Practical Consequences

For lattice simulations requiring vanishing taste breaking—particularly for studies involving topological observables or near-zero Dirac modes—these results inform the choice of discretization and smearing prescription. The strong sensitivity of scaling behavior and splitting magnitude to both action and smearing underlines the need for careful benchmarking of any staggered or minimally doubled fermion-based approach, especially in near-continuum or high-precision regimes.

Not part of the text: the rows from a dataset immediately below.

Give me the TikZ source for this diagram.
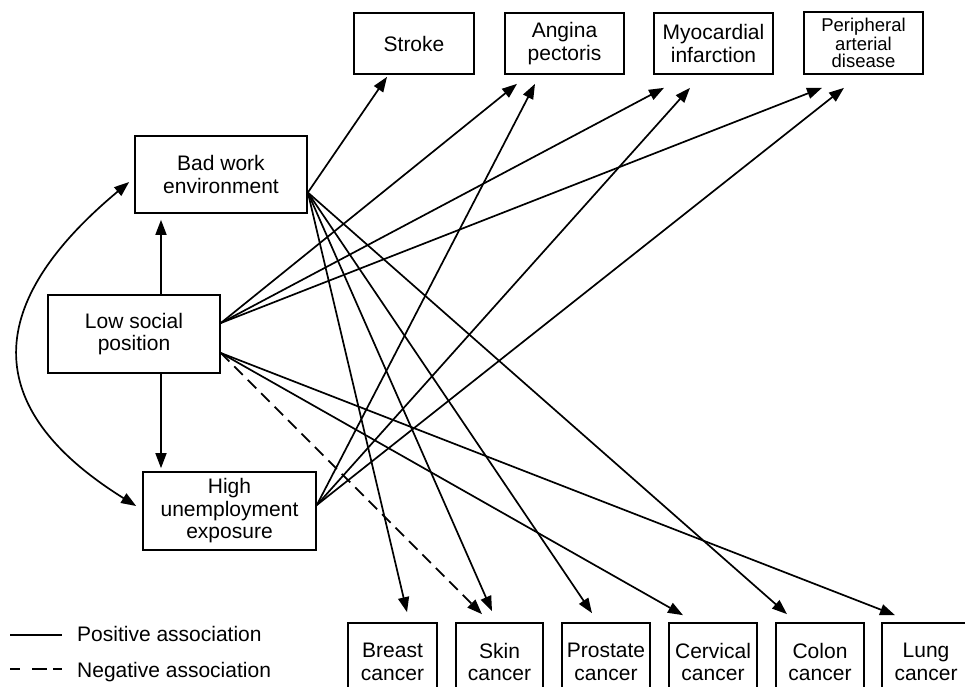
\documentclass[tikz,border=0pt]{standalone}
\usepackage{fontspec}
\setmainfont{Liberation Sans}
\usetikzlibrary{arrows.meta,calc}
\begin{document}
\begin{tikzpicture}[x=1pt,y=-1pt,
  box/.style={draw, line width=1.7pt, rectangle, inner sep=0pt, align=center,
              font=\fontsize{21}{22.5}\selectfont},
  topbox/.style={box, minimum width=119pt, minimum height=61pt},
  leftbox/.style={box, minimum width=172pt, minimum height=77pt},
  botbox/.style={box, minimum width=88pt, minimum height=78pt},
  tip/.tip={Triangle[length=15pt,width=11pt]},
  conn/.style={line width=1.7pt, -tip},
  neg/.style={conn, dash pattern=on 12pt off 7pt},
  legtext/.style={anchor=base west, inner sep=0pt, font=\fontsize{21}{22.5}\selectfont}]
\useasboundingbox (0,0) rectangle (965,686);
\clip (0,0) rectangle (965,686);
% top boxes
\node[topbox, minimum width=120pt] (stroke) at (414,43.5) {Stroke};
\node[topbox] (angina) at (564.5,43.5) {Angina\\pectoris};
\node[topbox] (myo) at (713.5,43.5) {Myocardial\\infarction};
\node[topbox, minimum height=62pt, font=\fontsize{18.5}{17}\selectfont] (peri) at (863.5,43) {Peripheral\\arterial\\disease};
% left boxes
\node[leftbox] (bad) at (221,174.5) {Bad work\\environment};
\node[leftbox, minimum height=78pt] (low) at (134,334) {Low social\\position};
\node[leftbox, minimum width=173pt, minimum height=78pt] (hu) at (229.5,511) {High\\unemployment\\exposure};
% bottom boxes
\node[botbox, minimum width=89pt] (breast) at (392.5,662) {Breast\\cancer};
\node[botbox, minimum width=87pt] (skin) at (499.5,662) {Skin\\cancer};
\node[botbox] (prostate) at (606,662) {Prostate\\cancer};
\node[botbox] (cervical) at (713,662) {Cervical\\cancer};
\node[botbox] (colon) at (820,662) {Colon\\cancer};
\node[botbox] (lung) at (926,662) {Lung\\cancer};
% low social -> bad work / high unemployment
\draw[conn] ($(low.north)+(27,0)$) -- ($(bad.south)+(-60,6)$);
\draw[conn] ($(low.south)+(27,0)$) -- ($(hu.north)+(-68.5,-3)$);
% curved double arrow
\draw[line width=1.7pt, tip-tip]
  ($(bad.west)+(-5,7.5)$) .. controls +(-144,120) and +(-159,-99) .. ($(hu.west)+(-6,-5)$);
% bad work environment
\draw[conn] ($(bad.east)+(0,18)$) -- ($(stroke.south)+(-27,2)$);
\draw[conn] ($(bad.east)+(0,18)$) -- ($(breast.north)+(14.5,-10)$);
\draw[conn] ($(bad.east)+(0,18)$) -- ($(skin.north)+(-7.5,-11)$);
\draw[conn] ($(bad.east)+(0,18)$) -- ($(prostate.north)+(-14,-9)$);
\draw[conn] ($(bad.east)+(0,18)$) -- ($(colon.north)+(-33,-8)$);
% low social position
\draw[conn] ($(low.east)+(0,-11)$) -- ($(angina.south)+(-47.5,9)$);
\draw[conn] ($(low.east)+(0,-11)$) -- ($(myo.south)+(-49.5,13)$);
\draw[conn] ($(low.east)+(0,-11)$) -- ($(peri.south)+(-41.5,13)$);
\draw[neg] ($(low.east)+(0,19)$) -- ($(skin.north)+(-17.5,-8)$);
\draw[conn] ($(low.east)+(0,19)$) -- ($(cervical.north)+(-30,-7)$);
\draw[conn] ($(low.east)+(0,19)$) -- ($(lung.north)+(-31,-7)$);
% high unemployment exposure
\draw[conn] ($(hu.east)+(0,-6)$) -- ($(angina.south)+(-29.5,9)$);
\draw[conn] ($(hu.east)+(0,-6)$) -- ($(myo.south)+(-23.5,13)$);
\draw[conn] ($(hu.east)+(0,-6)$) -- ($(peri.south)+(-19.5,13)$);
% legend
\coordinate (p1) at (10,635);
\coordinate (p2) at (62,635);
\coordinate (n1) at (10,669);
\coordinate (n2) at (62,669);
\draw[line width=1.7pt] (p1) -- (p2);
\draw[line width=1.7pt, dash pattern=on 10pt off 12pt on 15pt off 6pt on 9pt off 50pt] (n1) -- (n2);
\node[legtext] (postext) at (77,641) {Positive association};
\node[legtext] (negtext) at (77,677) {Negative association};
\end{tikzpicture}
\end{document}
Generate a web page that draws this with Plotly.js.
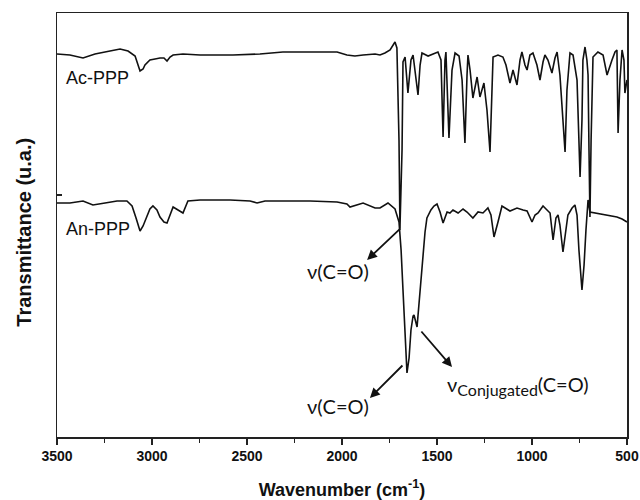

Future Research Directions

• Systematic inclusion and tuning of marginal counterterms for minimally doubled fermions in 2D, to discern whether their scaling can be modified analogously to smearing-induced effects in staggered formulations.
• Extension to hadronic spectrum-based measures of taste splitting, potentially clarifying connections between spectral and spectroscopic taste violations and their asymptotic scaling.
• Detailed studies of the interplay between topology, smearing flow time, and higher-order corrections in Symanzik expansion, including exploration of the form and origin of the observed logarithmic scaling corrections.
• Comparative studies in higher dimensions (e.g., 4D QCD), where the taste structure and symmetry breaking patterns are richer.

Conclusion

This work provides a comparative and detailed numerical analysis of taste breaking in staggered, Karsten-Wilczek, and Borici-Creutz fermions within the Schwinger model, showing that both the scaling exponent and hierarchy of taste splittings crucially depend on link smearing, the action chosen, and the topological structure of the gauge background. The dependence of scaling exponents for taste breaking on smearing level—contrary to Symanzik theory—constitutes a significant theoretical puzzle. The results highlight the necessity of careful study of smearing and topological effects in any precision lattice calculation involving taste-doubled or minimally doubled fermion actions.

Figure 7: Symanzik scaling of the topological charge renormalization factor $Z$, validating standard $O(a^2)$ behavior for gluonic quantities and further highlighting the fermionic origin of the anomalous scaling seen in taste-breaking observables.